Google News Initiative
In October, the Google News Initiative launched the beta version of a tool that’s specifically for fact-checking content. The feature uses the same signals as other Google products, such as Google News, to surface work from fact-checkers like Snopes and (Poynter-owned) PolitiFact.
“The goal here is to have fact-checking journalists have an easier job of locating all the work that fact-checkers have done on a specific topic,” said Cong Yu, a research scientist at Google. “For users, it’s if you want to know more about a certain topic.”
Ingenta unveils Truly Media
At IFRA Expo, Ingenta, a technology solutions provider that operates from the U.K., Boston and New Jersey, unveiled Truly Media, which provides a fake news verification solution.

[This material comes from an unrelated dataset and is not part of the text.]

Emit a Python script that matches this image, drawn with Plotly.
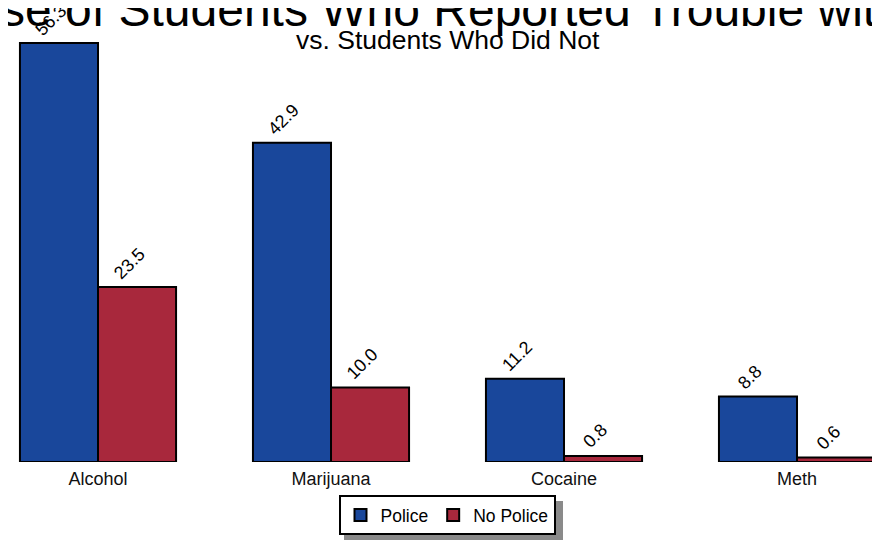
import plotly.graph_objects as go

categories = ["Alcohol", "Marijuana", "Cocaine", "Meth"]
police = [56.3, 42.9, 11.2, 8.8]
no_police = [23.5, 10.0, 0.8, 0.6]
series_names = ["Police", "No Police"]
title_text = "Drug Use of Students Who Reported Trouble with Police"
subtitle_text = "vs. Students Who Did Not"

FONT = "Liberation Sans, Arial, sans-serif"
BLUE = "#19479b"
RED = "#a8283c"

W, H = 872, 533  # page body has an 8px margin inside the 880x541 window
PLOT_H = 454
BARGAP = 0.33
half = (1 - BARGAP) / 4  # centre offset of each bar within its group

fig = go.Figure()
for name, vals, col in [(series_names[0], police, BLUE), (series_names[1], no_police, RED)]:
    fig.add_trace(go.Bar(
        x=categories, y=vals, name=name,
        marker=dict(color=col, line=dict(color="black", width=2)),
    ))

annotations = [
    dict(text=title_text, xref="paper", yref="paper", x=439.5 / W, y=1 - 1.0 / PLOT_H,
         xanchor="center", yanchor="middle", showarrow=False,
         font=dict(family=FONT, size=48, color="black")),
    dict(text=subtitle_text, xref="paper", yref="paper", x=439.5 / W, y=1 - 32 / PLOT_H,
         xanchor="center", yanchor="middle", showarrow=False,
         font=dict(family=FONT, size=26.5, color="black")),
]
for sign, vals in [(-1, police), (1, no_police)]:
    for i, v in enumerate(vals):
        annotations.append(dict(
            text=f"{v:.1f}", x=i + sign * half, y=v, xref="x", yref="y",
            xanchor="center", yanchor="bottom", showarrow=False, textangle=-45,
            xshift=-8, yshift=1,
            font=dict(family=FONT, size=18, color="black")))

fig.update_layout(
    width=W, height=H,
    margin=dict(l=0, r=0, t=0, b=H - PLOT_H),
    paper_bgcolor="white", plot_bgcolor="white",
    barmode="group", bargap=BARGAP, bargroupgap=0,
    font=dict(family=FONT, color="black"),
    showlegend=True,
    legend=dict(orientation="h", x=439 / W, xanchor="center", y=-(487 - PLOT_H) / PLOT_H,
                yanchor="top",
                bordercolor="black", borderwidth=2, bgcolor="white",
                font=dict(family=FONT, size=17.5, color="black")),
    xaxis=dict(range=[-0.3863, 3.3562], showgrid=False, zeroline=False, showline=False,
               ticks="", ticklabelstandoff=4,
               tickfont=dict(family=FONT, size=18, color="#111")),
    yaxis=dict(range=[0, 61.0], showgrid=False, zeroline=False, showline=False,
               showticklabels=False, ticks=""),
    annotations=annotations,
    shapes=[dict(type="rect", xref="paper", yref="paper", layer="below",
                 x0=336 / W, x1=555 / W, y0=-(532 - PLOT_H) / PLOT_H, y1=-(493 - PLOT_H) / PLOT_H,
                 fillcolor="#8a8a8a", line=dict(width=0))],
)

fig.write_html("out.html")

“Truly is a web-based collaborative platform which enables journalist and newsrooms to evaluate the validity levels of user-generated digital content shared across a variety of social media networks in real-time. Journalists can select the most important items for their story and verify each item individually, completing a verification checklist with the help of integrated third-party verification tools,” said Manish Popat, senior sales executive for Ingenta, which has a reseller partnership with Truly Media’s Greece-based developer, Athens Technology Center (ATC).
Verification can be done in collaboration within a single news site, across different media companies, or together with individual journalists working anywhere in the world, he said. One of the first adapters of the solution is Amnesty International, which uses Truly to validate reports they receive globally.
The European Parliament is currently in the process of implementing Truly.
In developing Truly Media, software solution developer Athens Technology Center blended its industry-related experience and aggregation/ analysis technology with German news agency Deutsche Welle’s expertise in industry needs.
The tool is fully scalable and can be used to find (aggregate content from multiple social media sources), organize (build content collections and share with colleagues in real time) and verify (use built-in verification tools to validate sources and make decisions), Popat said.
According to IDC, a provider of market intelligence, the average adult in the U.S. spends approximately 1.5 hours per day accessing social media apps, being bombarded by videos, ads and stories from uncertain sources. In addition, content produced by publishers and social media users grows exponentially, with that digital universe doubling in size every two years, to reach 44 zettabytes by 2020.
“With trust in media plunging to all-time lows globally, journalists are deeply alarmed and eager for tools to enable them to distinguish between fact and fiction,” Popat said.
In September 2015, the Poynter Institute launched a unit focused on fact-checking solutions. The International Fact-Checking Network monitors trends, promotes basic standards, funds fellowships and grants and convenes fact-checkers in a yearly conference, Global Fact.
IFCN also provides training in person and online and hosts an annual International fact-checking day.